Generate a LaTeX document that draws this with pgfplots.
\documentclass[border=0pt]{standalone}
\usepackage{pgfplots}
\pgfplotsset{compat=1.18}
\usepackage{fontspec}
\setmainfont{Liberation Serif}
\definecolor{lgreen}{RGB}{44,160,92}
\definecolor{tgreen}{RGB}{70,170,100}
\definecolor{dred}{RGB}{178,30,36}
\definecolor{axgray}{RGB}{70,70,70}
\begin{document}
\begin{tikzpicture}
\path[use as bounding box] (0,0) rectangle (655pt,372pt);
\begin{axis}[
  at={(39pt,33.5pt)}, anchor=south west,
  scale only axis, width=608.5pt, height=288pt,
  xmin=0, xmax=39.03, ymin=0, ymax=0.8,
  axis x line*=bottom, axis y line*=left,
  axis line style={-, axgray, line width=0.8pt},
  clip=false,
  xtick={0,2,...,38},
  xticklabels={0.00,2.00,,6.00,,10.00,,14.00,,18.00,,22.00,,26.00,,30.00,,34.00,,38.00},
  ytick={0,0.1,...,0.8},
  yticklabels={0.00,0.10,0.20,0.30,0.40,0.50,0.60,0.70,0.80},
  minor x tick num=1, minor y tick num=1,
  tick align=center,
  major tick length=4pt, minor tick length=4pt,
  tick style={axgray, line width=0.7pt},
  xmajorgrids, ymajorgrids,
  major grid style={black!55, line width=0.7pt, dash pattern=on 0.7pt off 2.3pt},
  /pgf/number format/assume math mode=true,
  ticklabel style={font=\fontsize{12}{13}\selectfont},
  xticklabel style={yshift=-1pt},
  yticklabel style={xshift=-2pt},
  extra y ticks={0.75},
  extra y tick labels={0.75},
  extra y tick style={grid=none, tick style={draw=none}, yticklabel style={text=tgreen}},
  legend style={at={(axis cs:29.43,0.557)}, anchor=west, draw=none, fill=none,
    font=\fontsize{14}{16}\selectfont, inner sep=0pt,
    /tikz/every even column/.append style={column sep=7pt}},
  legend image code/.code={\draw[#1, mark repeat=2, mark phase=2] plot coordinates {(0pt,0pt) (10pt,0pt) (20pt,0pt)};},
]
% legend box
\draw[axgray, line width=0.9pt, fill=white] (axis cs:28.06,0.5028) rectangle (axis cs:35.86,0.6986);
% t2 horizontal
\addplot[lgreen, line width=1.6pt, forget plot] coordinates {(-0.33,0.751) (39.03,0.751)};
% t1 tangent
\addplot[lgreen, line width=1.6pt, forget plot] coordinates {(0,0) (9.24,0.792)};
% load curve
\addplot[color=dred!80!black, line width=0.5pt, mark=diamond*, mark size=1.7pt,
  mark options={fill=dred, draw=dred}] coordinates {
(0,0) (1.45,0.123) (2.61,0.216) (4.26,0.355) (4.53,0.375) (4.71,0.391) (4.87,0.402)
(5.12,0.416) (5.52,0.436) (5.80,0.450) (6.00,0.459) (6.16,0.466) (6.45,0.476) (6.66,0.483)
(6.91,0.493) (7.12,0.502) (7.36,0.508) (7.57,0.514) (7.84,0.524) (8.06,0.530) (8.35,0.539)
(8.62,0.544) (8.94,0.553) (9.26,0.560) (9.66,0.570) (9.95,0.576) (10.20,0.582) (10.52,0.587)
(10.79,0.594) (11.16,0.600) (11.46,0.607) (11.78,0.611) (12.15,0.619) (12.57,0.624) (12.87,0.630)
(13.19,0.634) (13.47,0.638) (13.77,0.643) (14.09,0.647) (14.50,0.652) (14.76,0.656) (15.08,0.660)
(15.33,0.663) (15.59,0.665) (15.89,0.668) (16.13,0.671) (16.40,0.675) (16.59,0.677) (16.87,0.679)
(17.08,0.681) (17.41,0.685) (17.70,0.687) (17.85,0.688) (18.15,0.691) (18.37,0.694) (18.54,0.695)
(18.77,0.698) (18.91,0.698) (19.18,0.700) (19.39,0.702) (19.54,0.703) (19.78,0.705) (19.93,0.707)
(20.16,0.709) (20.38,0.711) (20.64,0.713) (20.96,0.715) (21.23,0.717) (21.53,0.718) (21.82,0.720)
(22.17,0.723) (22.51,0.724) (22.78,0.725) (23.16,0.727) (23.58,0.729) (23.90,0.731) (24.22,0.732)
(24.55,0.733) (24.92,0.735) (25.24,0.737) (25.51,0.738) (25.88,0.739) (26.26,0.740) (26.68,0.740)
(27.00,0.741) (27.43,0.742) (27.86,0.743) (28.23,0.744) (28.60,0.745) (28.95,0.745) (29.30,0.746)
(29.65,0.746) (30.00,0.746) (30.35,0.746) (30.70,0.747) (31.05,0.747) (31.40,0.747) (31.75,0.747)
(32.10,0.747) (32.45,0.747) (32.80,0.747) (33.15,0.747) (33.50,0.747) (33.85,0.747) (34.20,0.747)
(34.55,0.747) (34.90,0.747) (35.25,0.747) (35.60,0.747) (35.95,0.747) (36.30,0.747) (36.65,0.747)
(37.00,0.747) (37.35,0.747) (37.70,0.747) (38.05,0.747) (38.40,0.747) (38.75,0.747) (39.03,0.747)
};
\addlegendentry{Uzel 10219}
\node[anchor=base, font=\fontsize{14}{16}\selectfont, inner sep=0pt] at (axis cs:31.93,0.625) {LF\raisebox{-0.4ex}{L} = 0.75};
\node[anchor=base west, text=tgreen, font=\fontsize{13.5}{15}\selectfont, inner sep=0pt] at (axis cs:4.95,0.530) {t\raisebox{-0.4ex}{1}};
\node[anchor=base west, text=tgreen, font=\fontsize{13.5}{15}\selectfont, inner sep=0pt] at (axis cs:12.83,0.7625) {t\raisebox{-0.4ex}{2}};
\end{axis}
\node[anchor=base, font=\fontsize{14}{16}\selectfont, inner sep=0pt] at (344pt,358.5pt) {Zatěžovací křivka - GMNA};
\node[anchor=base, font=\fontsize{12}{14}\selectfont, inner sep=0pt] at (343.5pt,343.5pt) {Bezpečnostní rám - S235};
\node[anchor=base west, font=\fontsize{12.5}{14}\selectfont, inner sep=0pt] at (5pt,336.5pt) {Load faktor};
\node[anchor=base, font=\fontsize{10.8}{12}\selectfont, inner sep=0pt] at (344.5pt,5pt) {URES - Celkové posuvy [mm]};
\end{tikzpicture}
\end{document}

--

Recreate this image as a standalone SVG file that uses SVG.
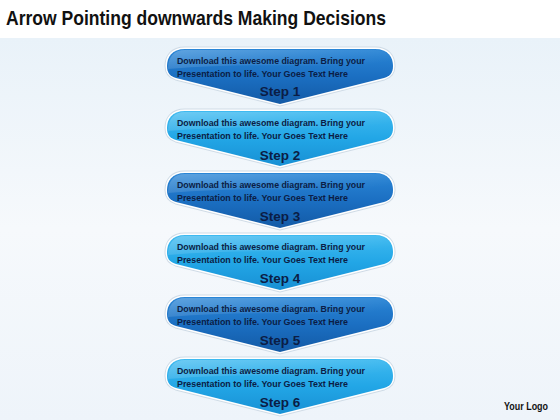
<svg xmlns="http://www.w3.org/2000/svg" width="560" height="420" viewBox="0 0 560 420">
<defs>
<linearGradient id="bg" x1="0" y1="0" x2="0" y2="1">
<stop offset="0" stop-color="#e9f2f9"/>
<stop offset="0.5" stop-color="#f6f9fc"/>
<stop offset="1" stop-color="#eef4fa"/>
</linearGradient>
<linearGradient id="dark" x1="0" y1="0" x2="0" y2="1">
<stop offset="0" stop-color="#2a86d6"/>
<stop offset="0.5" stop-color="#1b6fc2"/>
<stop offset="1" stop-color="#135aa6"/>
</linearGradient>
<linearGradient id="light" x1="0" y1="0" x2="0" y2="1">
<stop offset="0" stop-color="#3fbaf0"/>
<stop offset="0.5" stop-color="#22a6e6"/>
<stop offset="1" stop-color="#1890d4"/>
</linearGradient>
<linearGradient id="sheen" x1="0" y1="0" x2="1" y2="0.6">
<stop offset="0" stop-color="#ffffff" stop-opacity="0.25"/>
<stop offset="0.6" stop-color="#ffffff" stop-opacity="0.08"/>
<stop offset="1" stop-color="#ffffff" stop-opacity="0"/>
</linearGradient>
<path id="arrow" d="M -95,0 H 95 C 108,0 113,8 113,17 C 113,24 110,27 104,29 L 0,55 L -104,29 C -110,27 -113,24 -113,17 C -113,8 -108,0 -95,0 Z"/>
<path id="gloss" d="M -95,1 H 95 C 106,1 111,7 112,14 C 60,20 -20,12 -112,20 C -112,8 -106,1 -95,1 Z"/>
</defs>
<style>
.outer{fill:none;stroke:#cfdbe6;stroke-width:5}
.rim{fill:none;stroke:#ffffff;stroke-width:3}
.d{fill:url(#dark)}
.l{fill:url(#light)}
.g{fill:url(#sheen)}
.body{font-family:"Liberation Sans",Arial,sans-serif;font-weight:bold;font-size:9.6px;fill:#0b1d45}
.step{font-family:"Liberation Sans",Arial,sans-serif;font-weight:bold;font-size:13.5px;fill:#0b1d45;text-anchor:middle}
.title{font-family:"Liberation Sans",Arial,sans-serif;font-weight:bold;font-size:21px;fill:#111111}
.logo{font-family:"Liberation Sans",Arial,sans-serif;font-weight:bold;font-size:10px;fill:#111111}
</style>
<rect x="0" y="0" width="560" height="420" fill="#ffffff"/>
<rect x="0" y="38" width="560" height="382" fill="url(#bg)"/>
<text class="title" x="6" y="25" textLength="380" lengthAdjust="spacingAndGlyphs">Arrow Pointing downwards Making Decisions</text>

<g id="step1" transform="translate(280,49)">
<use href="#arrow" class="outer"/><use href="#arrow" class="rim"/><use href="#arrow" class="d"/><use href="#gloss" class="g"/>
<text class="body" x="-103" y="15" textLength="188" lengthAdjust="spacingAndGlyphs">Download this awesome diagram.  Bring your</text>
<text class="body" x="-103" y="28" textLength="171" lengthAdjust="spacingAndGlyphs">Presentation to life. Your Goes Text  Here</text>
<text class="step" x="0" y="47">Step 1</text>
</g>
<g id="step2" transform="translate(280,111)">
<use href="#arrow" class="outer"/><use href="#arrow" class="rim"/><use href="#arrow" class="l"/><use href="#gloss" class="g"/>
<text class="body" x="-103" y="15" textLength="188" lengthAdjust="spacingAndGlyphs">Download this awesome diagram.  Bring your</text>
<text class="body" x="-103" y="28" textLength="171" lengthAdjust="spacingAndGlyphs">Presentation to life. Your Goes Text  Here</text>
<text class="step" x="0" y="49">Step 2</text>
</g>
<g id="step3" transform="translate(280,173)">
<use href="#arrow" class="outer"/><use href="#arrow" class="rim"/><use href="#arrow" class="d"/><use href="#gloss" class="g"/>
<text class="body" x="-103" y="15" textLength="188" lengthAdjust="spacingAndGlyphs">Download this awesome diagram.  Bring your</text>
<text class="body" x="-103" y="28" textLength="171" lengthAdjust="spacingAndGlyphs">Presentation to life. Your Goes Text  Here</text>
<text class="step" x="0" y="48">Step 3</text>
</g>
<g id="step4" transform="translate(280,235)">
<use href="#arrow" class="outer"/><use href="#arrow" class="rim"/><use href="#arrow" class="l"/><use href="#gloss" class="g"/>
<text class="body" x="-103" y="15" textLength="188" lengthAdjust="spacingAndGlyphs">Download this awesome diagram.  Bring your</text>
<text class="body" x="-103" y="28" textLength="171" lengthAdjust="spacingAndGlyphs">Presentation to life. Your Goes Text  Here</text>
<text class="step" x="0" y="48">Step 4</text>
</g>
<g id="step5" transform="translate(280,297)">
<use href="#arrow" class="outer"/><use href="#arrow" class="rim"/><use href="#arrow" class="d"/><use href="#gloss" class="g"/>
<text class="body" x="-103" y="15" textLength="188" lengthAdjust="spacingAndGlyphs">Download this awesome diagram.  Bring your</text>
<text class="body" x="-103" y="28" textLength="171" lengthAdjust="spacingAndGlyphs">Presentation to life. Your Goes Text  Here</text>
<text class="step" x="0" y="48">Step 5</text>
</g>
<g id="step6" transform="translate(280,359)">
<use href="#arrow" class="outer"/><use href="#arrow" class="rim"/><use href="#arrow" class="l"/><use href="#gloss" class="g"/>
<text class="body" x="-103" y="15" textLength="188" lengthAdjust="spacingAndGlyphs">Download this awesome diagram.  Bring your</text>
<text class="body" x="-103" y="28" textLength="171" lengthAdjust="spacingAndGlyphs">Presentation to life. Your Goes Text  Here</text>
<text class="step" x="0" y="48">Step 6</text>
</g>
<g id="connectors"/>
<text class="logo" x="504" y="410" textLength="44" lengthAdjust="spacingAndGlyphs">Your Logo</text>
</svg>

▸ Required task
List every line above containing the word "that".

▸ Written response
Generate a LaTeX document that draws this with pgfplots.
Recreate this image as a standalone SVG file that uses SVG.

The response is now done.